We've already ordered our wedding invitations - they're safely tucked away in a corner until it's time to address and mail them - but we had quite a time figuring out the best way to phrase "Hey! Come on down to our hootenanny and watch us get hitched!" without resorting to some version of "Mr. and Mrs. Thomas Solomon wish to happily announce that their spinster daughter, who's been living in the spare room under the stairs, has finally found someone who'll agree to be seen with her in public twice a year." Then there's the hoopla of having stepparents* and how to incorporate them into the invitation; the list goes on. Generally speaking, even in this day and age, most wedding advice presumes that the bride's parents are paying for the majority of the wedding, and as such tend to recommend the traditional phraseology of the parents announcing the wedding. Since we're paying for the wedding ourselves (although my parents are kindly contributing to the rehearsal dinner, and Ed's parents also making a contribution), we omitted our parents from the invitation altogether. We really spent a lot of time figuring it out, though. I'm sure none of our guests will be paying attention to the specific wording of the invitations.
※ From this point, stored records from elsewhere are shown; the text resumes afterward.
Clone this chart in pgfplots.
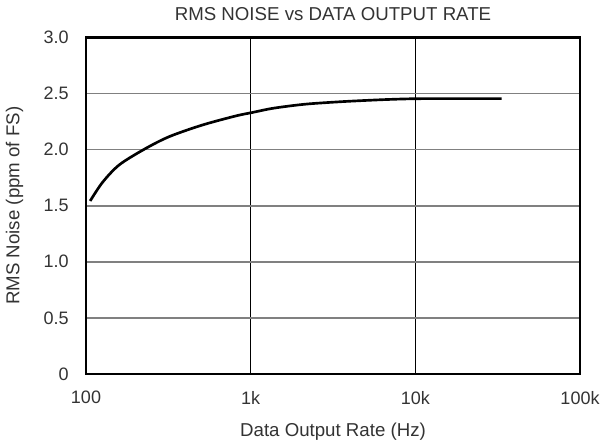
\documentclass[border=0pt]{standalone}
\usepackage{pgfplots}
\pgfplotsset{compat=1.18}
\usepackage{fontspec}
\setmainfont{Liberation Sans}
\definecolor{txt}{gray}{0.2}
\begin{document}
\begin{tikzpicture}[x=1pt,y=1pt]
\path[use as bounding box] (-64.5pt,-54pt) rectangle (389.25pt,280.5pt);
\begin{axis}[
  at={(0,0)}, anchor=south west,
  scale only axis,
  width=370.5pt, height=252.5pt,
  xmode=log, log basis x=10,
  xmin=100, xmax=100000,
  ymin=0, ymax=3,
  xtick={100,1000,10000,100000},
  xticklabels={100,1k,10k,100k},
  ytick={0,0.5,1,1.5,2,2.5,3},
  yticklabels={0,0.5,1.0,1.5,2.0,2.5,3.0},
  minor xtick={},
  major tick length=0pt,
  tick style={draw=none},
  axis line style={line width=1.9pt, black},
  xmajorgrids, ymajorgrids,
  x grid style={line width=0.8pt, black},
  y grid style={line width=1.3pt, gray},
  font=\fontsize{14}{16}\selectfont\color{txt},
  ticklabel style={font=\fontsize{13.5}{16}\selectfont, text=txt},
  /pgf/number format/assume math mode=true,
  xticklabel style={yshift=-9.3pt},
  yticklabel style={xshift=-9.5pt},
  xlabel={Data Output Rate (Hz)},
  ylabel={RMS Noise (ppm of FS)},
  xlabel style={at={(axis description cs:0.5,0)}, anchor=north, yshift=-33.4pt, text=txt},
  ylabel style={at={(axis description cs:0,0.5)}, anchor=center, yshift=53.5pt, text=txt},
  title={RMS NOISE vs DATA OUTPUT RATE},
  title style={at={(axis description cs:0.5,1)}, anchor=center, yshift=11.5pt, text=txt},
]
\addplot[black, line width=2pt, smooth, tension=0.5] coordinates {
  (106,1.542) (126,1.708) (159,1.863) (226,2.003) (320,2.115)
  (510,2.219) (815,2.300) (1014,2.329) (1370,2.368) (2135,2.404)
  (3500,2.426) (5400,2.440) (7350,2.448) (10000,2.453) (15000,2.454) (33400,2.454)
};
\end{axis}
\end{tikzpicture}
\end{document}
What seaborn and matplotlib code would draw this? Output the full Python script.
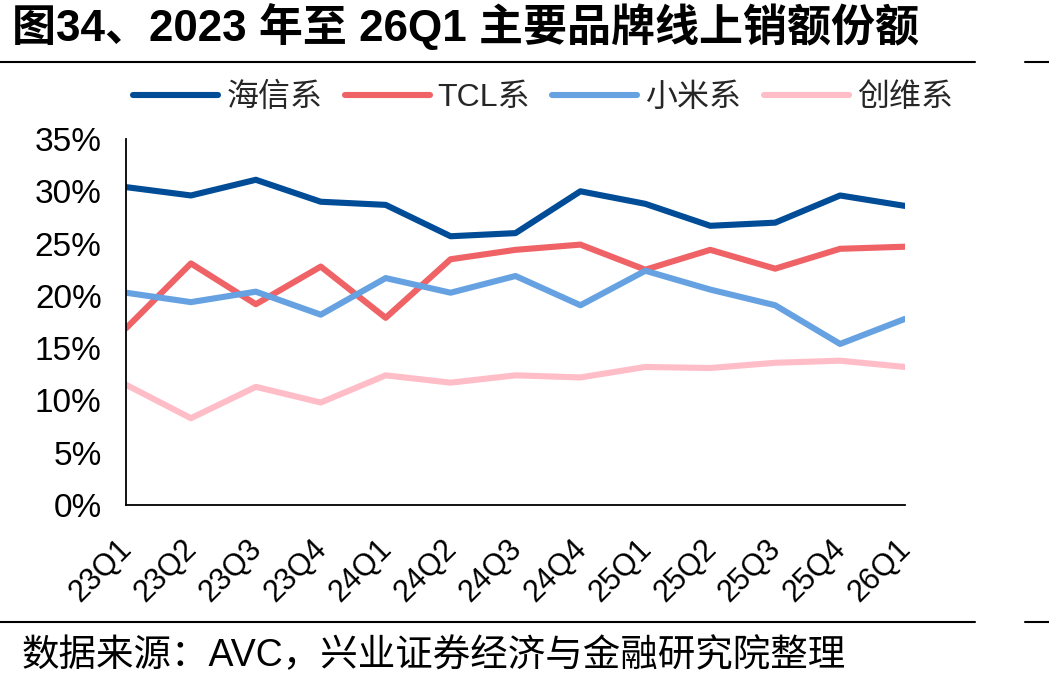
import matplotlib
matplotlib.use("Agg")
import matplotlib.pyplot as plt
import matplotlib.transforms as mtransforms
import seaborn as sns
import pandas as pd
import numpy as np
from matplotlib.ticker import PercentFormatter
from matplotlib.lines import Line2D

quarters = ["23Q1", "23Q2", "23Q3", "23Q4", "24Q1", "24Q2", "24Q3", "24Q4",
            "25Q1", "25Q2", "25Q3", "25Q4", "26Q1"]
hisense = [30.4, 29.6, 31.1, 29.0, 28.7, 25.7, 26.0, 30.0, 28.8, 26.7, 27.0, 29.6, 28.6]
tcl = [16.9, 23.1, 19.2, 22.8, 17.9, 23.5, 24.4, 24.9, 22.5, 24.4, 22.6, 24.5, 24.7]
xiaomi = [20.3, 19.4, 20.4, 18.2, 21.7, 20.3, 21.9, 19.1, 22.4, 20.6, 19.1, 15.4, 17.8]
skyworth = [11.5, 8.3, 11.3, 9.8, 12.4, 11.7, 12.4, 12.2, 13.2, 13.1, 13.6, 13.8, 13.2]
series_names = ["海信系", "TCL系", "小米系", "创维系"]
colors = ["#004C97", "#EF6266", "#66A2E2", "#FFBDC8"]

title = "图34、2023 年至 26Q1 主要品牌线上销额份额"
source = "数据来源：AVC，兴业证券经济与金融研究院整理"

sns.set_theme(style="white")
plt.rcParams["font.family"] = ["Liberation Sans", "Noto Sans CJK SC", "DejaVu Sans"]

rows = []
for name, vals in zip(series_names, [hisense, tcl, xiaomi, skyworth]):
    for i, v in enumerate(vals):
        rows.append({"idx": i, "share": v, "brand": name})
df = pd.DataFrame(rows)

fig = plt.figure(figsize=(10.49, 6.87), dpi=100)
ax = fig.add_axes([126/1049, 1-505/687, (905-126)/1049, (505-139)/687])

sns.lineplot(data=df, x="idx", y="share", hue="brand", hue_order=series_names,
             palette=colors, linewidth=4.4, ax=ax, legend=False, sort=False)

ax.set_xlim(0, len(quarters) - 1)
ax.set_ylim(0, 35)
ax.set_yticks(np.arange(0, 36, 5))
ax.yaxis.set_major_formatter(PercentFormatter(decimals=0))
ax.set_xticks(range(len(quarters)))
ax.set_xticklabels(quarters, rotation=45, ha="right", rotation_mode="anchor")
ax.set_xlabel("")
ax.set_ylabel("")
for s in ["top", "right"]:
    ax.spines[s].set_visible(False)
for s in ["left", "bottom"]:
    ax.spines[s].set_color("black")
    ax.spines[s].set_linewidth(1.3)
ax.tick_params(axis="both", which="both", direction="out", length=6.5, width=1.3,
               color="black", labelsize=24, labelcolor="black")
ax.tick_params(axis="x", labelsize=22, pad=14)
ax.tick_params(axis="y", pad=11)

offset = mtransforms.ScaledTranslation(-9/100, 0, fig.dpi_scale_trans)
for lbl in ax.get_xticklabels():
    lbl.set_transform(lbl.get_transform() + offset)

handles = [Line2D([0], [0], color=c, lw=4.4, solid_capstyle="round") for c in colors]
fig.legend(handles, series_names, loc="center", bbox_to_anchor=(543/1049, 1-98/687),
           ncol=4, frameon=False, fontsize=23, handlelength=2.66, handletextpad=0.25,
           columnspacing=0.7)

fig.text(12/1049, 1-26/687, title, fontsize=31.7, fontweight="bold", va="center", ha="left",
         color="black")
fig.add_artist(Line2D([0, 975/1049], [1-62/687, 1-62/687], color="black", lw=1.5))
fig.add_artist(Line2D([1025/1049, 1], [1-62/687, 1-62/687], color="black", lw=1.5))
fig.add_artist(Line2D([0, 975/1049], [1-622/687, 1-622/687], color="black", lw=1.5))
fig.add_artist(Line2D([1025/1049, 1], [1-622/687, 1-622/687], color="black", lw=1.5))
fig.text(22/1049, 1-656/687, source, fontsize=27, va="center", ha="left", color="black")

fig.savefig("out.png", dpi=100)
I've learned largely to ignore advice from folks like the well-intentioned Miss Manners, who generally offers good advice, but if I were to have listened to her wedding advice, I'm sure I would have concluded that Ed and I were doing everything wrong. (At least, including RSVPs with text on them in definitely wrong, according to the venerable Ms. Martin, but I digress.) I was, however, happy to read her column today - specifically the third letter - which validates our phraseology as well.
* There is, of course, nothing necessarily wrong with having stepparents. Ed and I have been lucky that his parents are still married to each other, as are mine, so it's one less headache.